Whether in Europe, Asia or the Middle East, advocating for peace involves much more than passively waiting for aggressors to relent or be defeated in battle, Buttry said. Instead, Ukrainians and other oppressed groups must seek to become “peace warriors.”
“It requires strategic thinking, courage, creativity and a willingness to sacrifice self to create a warrior culture that can be baptized in the nonviolence of Jesus and be brought into waging peace.”
“Waging peace” — a term Buttry attributes to the late Baptist free-press champion Walker Knight — is not about letting the aggressor set the agenda and staging protests in response, but trying to predict the arc of the conflict and then get ahead of it proactively, he explained. “Resisting evil with good is one way of waging peace.”
That method already is emerging in Ukraine. “We have seen Ukrainians who are taking street and road signs down. Even with GPS, Russians are getting disoriented enough that the Russian army is trying to recruit people who know the roads. This is a simple, nonviolent action that has had an impact on the Russian army.”
Reports also have emerged of Ukrainian troops treating Russian prisoners with compassion, including one story of a captured soldier being allowed to call his wife in Russia, Buttry said.
“They were also serving him tea. These things are also examples of nonviolent resistance, and at some point those kinds of things can start changing people’s lives. We have also seen, in other parts of the world, where these kinds of actions have stripped away the power even of strong military forces.”
Buttry recently blogged about leading an intensive class at the Ukraine Evangelical Theological Seminary and what it was like to have students who already had been involved in previous protest movements against Russia. He predicted the nightmare that nonviolent resistance will likely pose for Russian President Vladimir Putin should his forces come to occupy Ukraine or even just portions of it.
“Even when a military occupation is quickly achieved, that doesn’t mean the invading power has won. People can resist nonviolently over a long time.”
“The horrific violence of the invasion is filling the news right now, but even when a military occupation is quickly achieved that doesn’t mean the invading power has won. People can resist nonviolently over a long time, making governing them impossible. They don’t always win, but almost always they have better success than the military options. I think Putin has no capacity to calculate the Ukrainian people’s ability to resist nonviolently,” he wrote Feb. 26.
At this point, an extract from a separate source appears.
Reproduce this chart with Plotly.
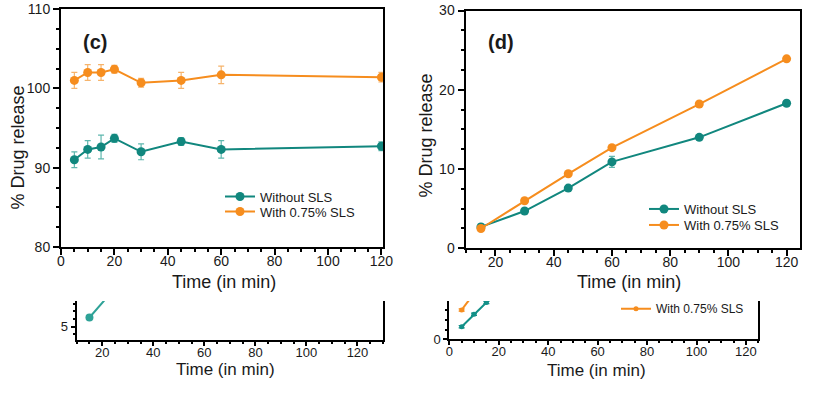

While retired and living in Michigan, Buttry said he has been working as an encourager to other peacemakers, including former Ukrainian students who are working with refugees and other war victims.
“The war is creating massive trauma, so it’s important to have people empowered to deal with their trauma in transformative ways that do not lead to further destruction of individuals and families and communities,” he said. “The trauma work we have done in Ukraine and elsewhere helps people process the feelings of horror they have experienced and shows them how to turn their trauma into something that energizes people for positive action.”
The difference-making power of trauma work should not be underestimated, Buttry said, noting that Liberian Leymah Gbowee won the 2011 Nobel Peace Prize for helping end the Second Liberian Civil War.
“It is possible for traumatized people to become key change agents. The opportunity for such folks to become voices that challenge people at different levels is significant, and it does go on in some of the worst conflicts we have seen.”